Title: The Lost Story
Authors: Amit Goyal and Sudhanshu Gupta
Publisher: Grapevine India Publishers Pvt. Ltd.
Source: Author via Bookrack.in
When I was first told by Bookrack to review, “The Lost Story”, I wasn’t really sure if I wanted to. I mean, I hadn’t heard of the book at all and honestly I could not say much of it based on a synopsis. I needed to read a chapter at least to figure whether or not I wanted to review it. However, I agreed to review the book and from the time the book reached me, I could not put it down. So there went my theory of wanting to read a chapter at least. The book gripped me and took me in.
“The Lost Story” is a joint venture by Amit Goyal and Sudhanshu Gupta. It is a story of a Booker Prize Winning writer Saleem Afzal, who hasn’t written a book in the last 23 years. It is about Sandy, an aspiring young writer who gets a chance to work with him on a collection of short stories. The idea and entire premise of the book is that each of them has to write one half of a story, leaving it for the other to finish it. Together, they make their imaginations run wild, churning story after story – a tale of a haunted house, the apocalypse and its aftermath, a journey back home gone crazy, and of a young terrorist and his mentor.
As these stories are being churned, there is another story which remains unfinished – Saleem’s Lost Story. The last book he was working on. Sandy’s mind begins to question unrelentlessly, seeking answers: What is the Lost Story? What happened to Saleem while he was writing it? What is the secret behind his accident? Why won’t anyone tell Sandy anything about it?

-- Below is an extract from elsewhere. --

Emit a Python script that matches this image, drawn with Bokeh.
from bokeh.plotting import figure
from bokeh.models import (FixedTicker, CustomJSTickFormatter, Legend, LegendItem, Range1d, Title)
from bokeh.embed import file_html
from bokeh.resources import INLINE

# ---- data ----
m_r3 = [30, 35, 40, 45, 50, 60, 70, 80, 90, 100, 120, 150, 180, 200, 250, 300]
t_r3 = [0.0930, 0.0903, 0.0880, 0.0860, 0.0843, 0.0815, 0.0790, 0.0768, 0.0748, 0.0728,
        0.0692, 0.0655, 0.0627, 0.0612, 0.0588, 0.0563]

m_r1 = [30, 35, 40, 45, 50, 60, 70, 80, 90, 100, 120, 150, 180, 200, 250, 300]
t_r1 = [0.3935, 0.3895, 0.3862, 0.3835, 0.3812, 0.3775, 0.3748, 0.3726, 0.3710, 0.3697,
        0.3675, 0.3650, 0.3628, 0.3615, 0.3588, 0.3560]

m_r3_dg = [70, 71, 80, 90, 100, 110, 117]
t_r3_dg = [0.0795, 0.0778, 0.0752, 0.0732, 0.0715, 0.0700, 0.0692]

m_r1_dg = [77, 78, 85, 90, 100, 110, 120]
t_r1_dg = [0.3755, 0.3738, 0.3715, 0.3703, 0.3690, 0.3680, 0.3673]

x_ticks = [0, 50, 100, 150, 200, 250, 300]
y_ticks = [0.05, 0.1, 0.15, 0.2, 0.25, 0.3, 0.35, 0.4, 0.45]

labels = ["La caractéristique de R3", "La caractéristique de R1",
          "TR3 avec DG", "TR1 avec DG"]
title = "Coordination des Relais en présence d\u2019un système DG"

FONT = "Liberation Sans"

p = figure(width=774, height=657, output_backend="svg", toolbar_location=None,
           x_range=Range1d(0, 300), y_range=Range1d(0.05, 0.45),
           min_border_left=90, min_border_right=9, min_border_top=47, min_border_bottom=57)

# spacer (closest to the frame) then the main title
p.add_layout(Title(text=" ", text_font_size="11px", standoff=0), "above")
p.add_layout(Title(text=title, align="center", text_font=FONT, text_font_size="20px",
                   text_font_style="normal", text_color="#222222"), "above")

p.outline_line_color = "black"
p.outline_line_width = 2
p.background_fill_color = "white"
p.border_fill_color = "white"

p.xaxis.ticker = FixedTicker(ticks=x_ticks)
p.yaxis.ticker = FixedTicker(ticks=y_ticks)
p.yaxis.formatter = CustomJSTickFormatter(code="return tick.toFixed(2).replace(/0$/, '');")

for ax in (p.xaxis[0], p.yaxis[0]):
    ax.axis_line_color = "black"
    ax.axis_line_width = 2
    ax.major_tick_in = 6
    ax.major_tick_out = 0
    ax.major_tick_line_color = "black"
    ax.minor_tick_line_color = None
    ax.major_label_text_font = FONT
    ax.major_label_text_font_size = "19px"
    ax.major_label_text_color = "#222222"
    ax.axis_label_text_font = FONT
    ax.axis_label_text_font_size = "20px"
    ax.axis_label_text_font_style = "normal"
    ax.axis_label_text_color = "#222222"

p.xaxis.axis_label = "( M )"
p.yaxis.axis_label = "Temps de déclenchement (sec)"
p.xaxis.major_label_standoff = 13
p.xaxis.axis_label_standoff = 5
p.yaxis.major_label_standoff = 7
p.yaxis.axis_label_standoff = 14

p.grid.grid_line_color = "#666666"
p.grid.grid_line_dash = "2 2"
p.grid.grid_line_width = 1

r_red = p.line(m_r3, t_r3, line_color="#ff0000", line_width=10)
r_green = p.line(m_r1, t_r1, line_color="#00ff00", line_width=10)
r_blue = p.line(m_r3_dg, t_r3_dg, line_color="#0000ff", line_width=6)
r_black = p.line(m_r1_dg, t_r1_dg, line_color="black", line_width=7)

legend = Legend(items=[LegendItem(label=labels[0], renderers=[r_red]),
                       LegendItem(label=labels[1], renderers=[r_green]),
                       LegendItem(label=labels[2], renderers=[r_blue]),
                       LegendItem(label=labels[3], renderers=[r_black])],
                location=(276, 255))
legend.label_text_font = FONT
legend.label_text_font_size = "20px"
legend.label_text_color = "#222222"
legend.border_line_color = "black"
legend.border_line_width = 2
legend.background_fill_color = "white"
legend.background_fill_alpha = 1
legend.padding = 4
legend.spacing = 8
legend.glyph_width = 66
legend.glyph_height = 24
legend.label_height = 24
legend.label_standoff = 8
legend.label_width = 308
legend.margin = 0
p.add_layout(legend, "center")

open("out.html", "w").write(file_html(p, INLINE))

This is the premise of the book. I liked the book. In fact, I liked it a lot. The writing was fast. The stories were crisp. The intermingling chapters of stories and the conversations and scenes of Saleem’s and Sandy’s lives were done tactfully. The authors must have pondered over the fact that how this should have worked out – and therefore the way they have written the book seems so familiar to the events that unfurl in the book (just referring to the writing style of two authors’ collaborating). Amit and Sudhanshu have kept the book simple – in terms of its language which does not require a lot from the reader and yet they do not serve all stories on a platter. The reader is often left wondering about the various possibilities at the end of each story.
At the same time, the ending was a big disappointment for me. I could not handle it. I did not like it. I wish there was more to it than the way it ended and that was the only drawback for me in the entire book. Nonetheless I enjoyed the book. It is everything that you need in a page-turner and I liked the structure and framework of the book. You cannot read it again for sure. But it is a quick flight read for sure.